Currently we have KiteConnector in Sqoop2 ( as of writing this doc) with support for writing to and reading from a HDFS dataset. The goal of SQOOP-1744 is to extend it to support reading from and writing to Hbase data set as well. An additional goal will be to support reading delta records and writing delta records from/to hbase using the Kite SDK/ APIs.
There is no design or feature doc yet written for the details of the KiteConnector. Here are the relevant JIRA tickets that provide details on how the Kite FROM and Kite TO connectors work.

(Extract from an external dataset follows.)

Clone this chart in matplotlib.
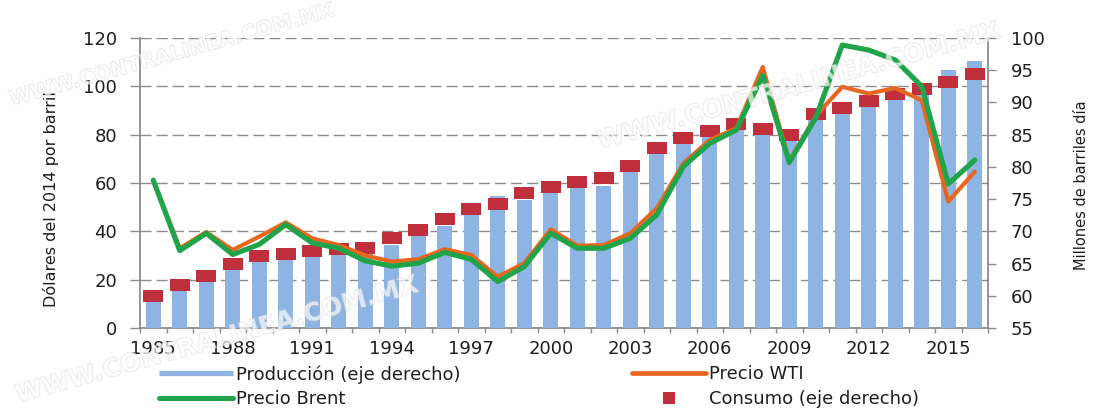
import matplotlib
matplotlib.use('Agg')
import matplotlib.pyplot as plt
from matplotlib.lines import Line2D
import matplotlib.patheffects as pe
import numpy as np

# ---------------- data ----------------
years = list(range(1985, 2017))
produccion = [59.3, 61.0, 62.2, 64.1, 65.3, 65.6, 66.2, 66.4, 66.6, 67.9,
              69.3, 70.9, 72.5, 75.5, 74.9, 76.0, 76.7, 77.1, 79.3, 82.1,
              83.7, 84.6, 85.7, 85.1, 84.0, 87.3, 88.2, 89.5, 90.4, 91.4,
              95.0, 96.5]
consumo = [60.0, 61.7, 63.1, 64.9, 66.1, 66.5, 67.0, 67.2, 67.4, 68.9,
           70.2, 71.9, 73.4, 74.2, 76.0, 76.9, 77.6, 78.3, 80.1, 83.0,
           84.5, 85.5, 86.6, 85.9, 84.9, 88.2, 89.1, 90.3, 91.3, 92.1,
           93.2, 94.4]
brent = [61.2, 32.0, 39.2, 30.4, 34.6, 42.8, 35.2, 33.0, 27.8, 25.6,
         26.8, 31.3, 28.4, 19.2, 25.4, 39.2, 33.0, 33.0, 37.1, 46.8,
         66.8, 76.4, 81.9, 104.5, 68.5, 87.0, 117.1, 115.0, 110.9, 100.0,
         59.6, 69.5]
wti = [61.0, 33.0, 39.7, 32.3, 37.8, 43.7, 37.1, 34.3, 30.0, 27.5,
       28.4, 32.6, 30.2, 21.2, 26.8, 40.8, 34.1, 34.3, 39.2, 49.5,
       68.1, 77.8, 82.6, 108.0, 69.0, 87.8, 99.8, 97.0, 99.3, 94.2,
       52.3, 64.7]
xtick_years = list(range(1985, 2016, 3))
left_ticks = list(range(0, 121, 20))
right_ticks = list(range(55, 101, 5))

labels = ['Producción (eje derecho)', 'Precio WTI', 'Precio Brent', 'Consumo (eje derecho)']

# ---------------- style ----------------
C_BAR = '#8DB4E2'
C_SQ = '#C0303C'
C_BRENT = '#1FA449'
C_WTI = '#E8661F'
C_AXIS = '#8C8C8C'
C_TXT = '#1E1E1E'
FONT = 'DejaVu Sans'
plt.rcParams['font.family'] = [FONT]

W, H = 1101, 412
fig = plt.figure(figsize=(W / 100, H / 100), dpi=100)
pos = [140 / W, 84 / H, 848 / W, 290 / H]

ax = fig.add_axes(pos)
ax2 = ax.twinx()
ax3 = fig.add_axes(pos, sharex=ax, sharey=ax)
ax3.set_axis_off()
ax.set_zorder(1)
ax2.set_zorder(2)
ax3.set_zorder(3)
ax2.patch.set_visible(False)

ax.set_xlim(1984.5, 2016.5)
ax.set_ylim(0, 120)
ax2.set_ylim(55, 100)

# bars and squares (right axis)
ax2.bar(years, produccion, width=0.56, color=C_BAR, zorder=2)
rect = [(-1, -0.58), (1, -0.58), (1, 0.58), (-1, 0.58), (-1, -0.58)]
ax2.plot(years, consumo, ls='none', marker=rect, ms=13.7, mew=0,
         color=C_SQ, zorder=3)

# price lines (left scale, on top)
ax3.plot(years, wti, color=C_WTI, lw=3.0, solid_joinstyle='round',
         solid_capstyle='round', zorder=2)
ax3.plot(years, brent, color=C_BRENT, lw=3.7, solid_joinstyle='round',
         solid_capstyle='round', zorder=3)

# grid
ax.set_yticks(left_ticks)
ax.yaxis.grid(True, color=C_AXIS, lw=1.0, ls=(0, (8, 3.6)))
ax.set_axisbelow(True)

# spines
for a in (ax, ax2):
    a.spines['top'].set_visible(False)
ax.spines['right'].set_visible(False)
ax2.spines['left'].set_visible(False)
ax2.spines['bottom'].set_visible(False)
for s in ('left', 'bottom'):
    ax.spines[s].set_color(C_AXIS)
    ax.spines[s].set_linewidth(1.3)
ax2.spines['right'].set_color(C_AXIS)
ax2.spines['right'].set_linewidth(1.3)

# ticks
ax.tick_params(axis='y', direction='out', length=7.5, width=1.0, color=C_AXIS,
               pad=9, labelsize=13, labelcolor=C_TXT)
ax2.set_yticks(right_ticks)
ax2.tick_params(axis='y', direction='out', length=6, width=1.0, color=C_AXIS,
                pad=10.5, labelsize=13, labelcolor=C_TXT)
ax.set_xticks(xtick_years)
ax.set_xticks(np.arange(1984.5, 2017, 1), minor=True)
ax.tick_params(axis='x', which='major', length=0, pad=9, labelsize=13,
               labelcolor=C_TXT)
ax.tick_params(axis='x', which='minor', direction='out', length=3.5,
               width=1.0, color=C_AXIS)

# axis titles
fig.text(51 / W, 1 - 199 / H, 'Dólares del 2014 por barril', rotation=90,
         ha='center', va='center', fontsize=11.5, color=C_TXT)
fig.text(1081 / W, 1 - 185 / H, 'Millones de barriles día', rotation=90,
         ha='center', va='center', fontsize=10.5, color=C_TXT)

# legends
h_prod = Line2D([], [], color=C_BAR, lw=3.8, solid_capstyle='butt', label=labels[0])
h_wti = Line2D([], [], color=C_WTI, lw=3.4, solid_capstyle='round', label=labels[1])
h_brent = Line2D([], [], color=C_BRENT, lw=3.6, solid_capstyle='round', label=labels[2])
h_cons = Line2D([], [], ls='none', marker='s', ms=8, mew=0, color=C_SQ, label=labels[3])

common = dict(loc='upper left', frameon=False, fontsize=13, handlelength=4.1,
              handletextpad=0.15, labelspacing=0.38, borderpad=0,
              borderaxespad=0, labelcolor=C_TXT)
leg1 = fig.legend(handles=[h_prod, h_brent], bbox_to_anchor=(159 / W, 1 - 365 / H), **common)
leg2 = fig.legend(handles=[h_wti, h_cons], bbox_to_anchor=(632 / W, 1 - 365 / H), **common)

# watermark
wm = 'WWW.CONTRALINEA.COM.MX'
for (x0, y0, fs) in [(10, 100, 14.5), (598, 142, 18), (16, 396, 18)]:
    fig.text(x0 / W, 1 - y0 / H, wm, rotation=15.5, rotation_mode='anchor',
             ha='left', va='center', fontsize=fs, fontweight='bold',
             color='white', alpha=0.45, zorder=20,
             path_effects=[pe.withStroke(linewidth=1.0, foreground='#D2D2D2')])

fig.savefig('out.png', dpi=100)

Kite FROM part : https://issues.apache.org/jira/browse/SQOOP-1647
Kite TO part ( for writing to HDFS via Kite ) : https://issues.apache.org/jira/browse/SQOOP-1588
UPDATE: A design wiki was added later on Kite Connector Design
Overall there are 2 ways to implementing this functionality using the KiteSDK
Option 1
Duplicate a lot of the code in KiteConnector and add a new independent connector for KiteHbaseConnector. The major con is the code duplication and effort to support Yet another connector
Option 2:
Use the current KiteConnector and add a enum to select the type of dataset Kite will create underneath, or parse to URI given in the FromJobConfig and ToJobConfig to figure out the dataset to be HIVE/ Hbase or HDFS
public enum DataSetType { HDFS, HBASE, HIVE } // use this enum to determine what dataset kite needs to create underneath @Input public DataSetType datasetType or // parse this to figure out the data set @Input(size = 255, validators = {@Validator(DatasetURIValidator.class)}) public String uri |
Pros :
Integration test suite will be enhanced to add support for the JDBC-KiteHBaseConenctor and vice versa
Performance Testing
None at this point
hbase:<zookeeper>/<dataset-name>
The zookeeper argument is a comma separated list of hosts. For example
hbase:host1,host2:9999,host3/myDataset